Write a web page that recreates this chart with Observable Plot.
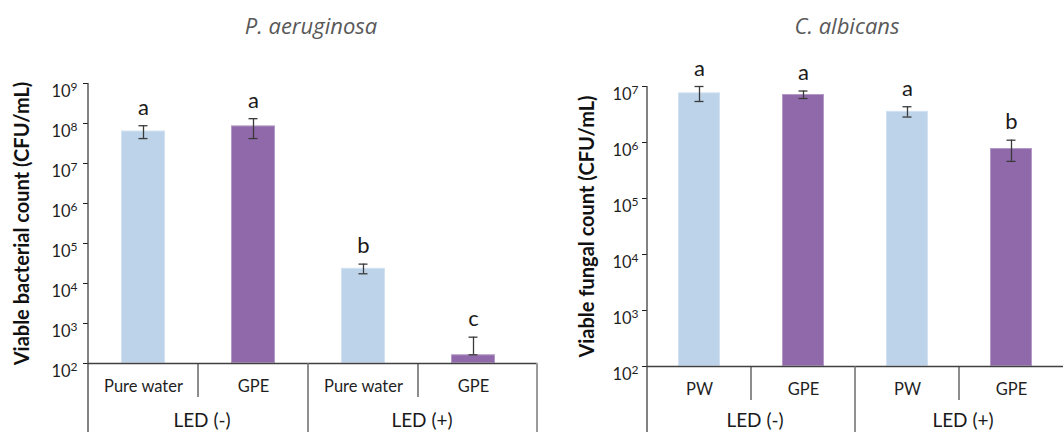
<!DOCTYPE html>
<html>
<head>
<meta charset="utf-8">
<script src="https://cdn.jsdelivr.net/npm/d3@7"></script>
<script src="https://cdn.jsdelivr.net/npm/@observablehq/plot@0.6"></script>
<style>
  html, body { margin: 0; padding: 0; background: #fff; }
  #root { position: relative; width: 1063px; height: 432px; overflow: hidden; background: #fff; }
  .panel { position: absolute; top: 0; }
  .title { position: absolute; top: 10px; font-family: "Open Sans", sans-serif; font-style: italic; font-size: 22px; line-height: 30px; color: #595959; text-align: center; width: 300px; }
</style>
</head>
<body>
<div id="root">
  <div id="left" class="panel" style="left:0px;width:540px"></div>
  <div id="right" class="panel" style="left:530px;width:533px"></div>
  <div class="title" style="left:161px">P. aeruginosa</div>
  <div class="title" style="left:697px">C. albicans</div>
</div>
<script>
// ---- data ----
const groups = ["LED (-)", "LED (-)", "LED (+)", "LED (+)"];
const groupNames = ["LED (-)", "LED (+)"];

const paTreat = ["Pure water", "GPE", "Pure water", "GPE"];
const paMean = [6.5e7, 8.7e7, 2.4e4, 165];
const paSD = [2.3e7, 4.5e7, 6.5e3, 290];
const paLetter = ["a", "a", "b", "c"];
const paTicks = [1e2, 1e3, 1e4, 1e5, 1e6, 1e7, 1e8, 1e9];

const caTreat = ["PW", "GPE", "PW", "GPE"];
const caMean = [7.7e6, 7.2e6, 3.6e6, 7.8e5];
const caSD = [2.3e6, 1.1e6, 0.75e6, 3.2e5];
const caLetter = ["a", "a", "a", "b"];
const caTicks = [1e2, 1e3, 1e4, 1e5, 1e6, 1e7];

const treatColors = {"Pure water": "#BDD3EA", "PW": "#BDD3EA", "GPE": "#9069AA"};
const treatStroke = {"Pure water": "#D3E2F2", "PW": "#D3E2F2", "GPE": "#B39AC7"};

const supChars = ["⁰","¹","²","³","⁴","⁵","⁶","⁷","⁸","⁹"];

function panel(cfg) {
  const {treat, mean, sd, letter, ticks, width, height, marginLeft, marginTop, marginBottom, marginRight, xRange, tickPadding, yLabel, yLabelDx, endLine} = cfg;
  const ids = treat.map((_, i) => i);
  const data = ids.map(i => ({
    id: i,
    treat: treat[i],
    group: groups[i],
    mean: mean[i],
    lo: mean[i] - sd[i] > 0 ? mean[i] - sd[i] : mean[i],
    hi: mean[i] + sd[i],
    letter: letter[i]
  }));
  const yMin = ticks[0], yMax = ticks[ticks.length - 1];
  const plot = Plot.plot({
    width, height, marginLeft, marginTop, marginBottom, marginRight,
    style: {fontFamily: "Lato, sans-serif", fontSize: "16.5px", color: "#1f1f1f", background: "transparent", overflow: "visible"},
    x: {domain: ids, range: xRange, paddingInner: 0.6, paddingOuter: 0.3, tickSize: 0, tickPadding: 16.5, tickFormat: i => treat[i], label: null},
    y: {type: "log", domain: [yMin, yMax], ticks, tickSize: 5, tickPadding, label: null,
        tickFormat: d => "10" + supChars[Math.round(Math.log10(d))]},
    color: {domain: Object.keys(treatColors), range: Object.values(treatColors)},
    marks: [
      Plot.barY(data, {x: "id", y1: yMin, y2: "mean", fill: "treat", stroke: d => treatStroke[d.treat], strokeWidth: 1, inset: 0.5}),
      Plot.ruleX(data, {x: "id", y1: "lo", y2: "hi", stroke: "#3a3a3a", strokeWidth: 1.3}),
      Plot.tickY(data, {x: "id", y: "hi", stroke: "#3a3a3a", strokeWidth: 1.3, insetLeft: cfg.capInset, insetRight: cfg.capInset}),
      Plot.tickY(data, {x: "id", y: "lo", stroke: "#3a3a3a", strokeWidth: 1.3, insetLeft: cfg.capInset, insetRight: cfg.capInset}),
      Plot.text(data, {x: "id", y: "hi", text: "letter", dy: -18, fontSize: 22, fill: "#1a1a1a"}),
      Plot.ruleY([yMin], {stroke: "#404040", strokeWidth: 1.3}),
      Plot.text([yLabel], {frameAnchor: "left", text: d => d, rotate: -90, dx: yLabelDx, textAnchor: "middle", fontWeight: "bold", fontSize: 20, fill: "#111"})
    ]
  });

  const svg = d3.select(plot.tagName.toLowerCase() === "svg" ? plot : plot.querySelector("svg"));
  // superscript tick labels
  svg.selectAll("text").each(function () {
    const t = this.textContent;
    if (t.length === 3 && t.startsWith("10") && supChars.includes(t[2])) {
      const exp = supChars.indexOf(t[2]);
      const el = d3.select(this);
      el.text("").attr("dy", "0.5em").attr("font-size", 16.5);
      el.append("tspan").text("10");
      el.append("tspan").attr("dy", -6).attr("font-size", 12).text(String(exp));
    }
  });

  // group separators and labels, from the plot's own scales
  const sx = plot.scale("x");
  const sy = plot.scale("y");
  const bw = sx.bandwidth;
  const center = i => sx.apply(i) + bw / 2;
  const y0 = sy.apply(yMin);
  const yTop = sy.apply(yMax);
  const g = svg.append("g");
  g.append("line").attr("x1", marginLeft).attr("x2", marginLeft).attr("y1", yTop).attr("y2", height)
    .attr("stroke", "#404040").attr("stroke-width", 1.3);
  for (let i = 0; i < ids.length - 1; i++) {
    const xs = (center(i) + center(i + 1)) / 2;
    const major = groups[i] !== groups[i + 1];
    g.append("line").attr("x1", xs).attr("x2", xs).attr("y1", y0).attr("y2", major ? height : y0 + 34)
      .attr("stroke", major ? "#6b6b6b" : "#404040").attr("stroke-width", major ? 1.5 : 1.2);
  }
  groupNames.forEach(name => {
    const members = ids.filter(i => groups[i] === name);
    const cx = (center(members[0]) + center(members[members.length - 1])) / 2;
    g.append("text").attr("x", cx + 4).attr("y", height - 5).attr("text-anchor", "middle")
      .attr("font-size", 19).attr("fill", "#1a1a1a").text(name);
  });
  if (endLine) {
    const xe = width - marginRight;
    g.append("line").attr("x1", xe).attr("x2", xe).attr("y1", y0).attr("y2", height)
      .attr("stroke", "#9a9a9a").attr("stroke-width", 2);
  }
  return plot;
}

document.getElementById("left").appendChild(panel({
  treat: paTreat, mean: paMean, sd: paSD, letter: paLetter, ticks: paTicks,
  width: 540, height: 432, marginLeft: 88, marginTop: 83, marginBottom: 69, marginRight: 3,
  xRange: [88, 528], tickPadding: 6, capInset: 17.5,
  yLabel: "Viable bacterial count (CFU/mL)", yLabelDx: -66, endLine: true
}));

document.getElementById("right").appendChild(panel({
  treat: caTreat, mean: caMean, sd: caSD, letter: caLetter, ticks: caTicks,
  width: 533, height: 432, marginLeft: 117, marginTop: 86, marginBottom: 66, marginRight: 0,
  xRange: [117, 533], tickPadding: 4, capInset: 16.5,
  yLabel: "Viable fungal count (CFU/mL)", yLabelDx: -60, endLine: false
}));
</script>
</body>
</html>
-.-.-
### TASK INSTRUCTIONS
Leave out the pictures and repeat exactly the lines from the start of the material through the line that contains "const paTicks = [1e2, 1e3, 1e4, 1e5, 1e6, 1e7, 1e8, 1e9];", both included.

### ANSWER BELOW
Write a web page that recreates this chart with Observable Plot.
<!DOCTYPE html>
<html>
<head>
<meta charset="utf-8">
<script src="https://cdn.jsdelivr.net/npm/d3@7"></script>
<script src="https://cdn.jsdelivr.net/npm/@observablehq/plot@0.6"></script>
<style>
  html, body { margin: 0; padding: 0; background: #fff; }
  #root { position: relative; width: 1063px; height: 432px; overflow: hidden; background: #fff; }
  .panel { position: absolute; top: 0; }
  .title { position: absolute; top: 10px; font-family: "Open Sans", sans-serif; font-style: italic; font-size: 22px; line-height: 30px; color: #595959; text-align: center; width: 300px; }
</style>
</head>
<body>
<div id="root">
  <div id="left" class="panel" style="left:0px;width:540px"></div>
  <div id="right" class="panel" style="left:530px;width:533px"></div>
  <div class="title" style="left:161px">P. aeruginosa</div>
  <div class="title" style="left:697px">C. albicans</div>
</div>
<script>
// ---- data ----
const groups = ["LED (-)", "LED (-)", "LED (+)", "LED (+)"];
const groupNames = ["LED (-)", "LED (+)"];

const paTreat = ["Pure water", "GPE", "Pure water", "GPE"];
const paMean = [6.5e7, 8.7e7, 2.4e4, 165];
const paSD = [2.3e7, 4.5e7, 6.5e3, 290];
const paLetter = ["a", "a", "b", "c"];
const paTicks = [1e2, 1e3, 1e4, 1e5, 1e6, 1e7, 1e8, 1e9];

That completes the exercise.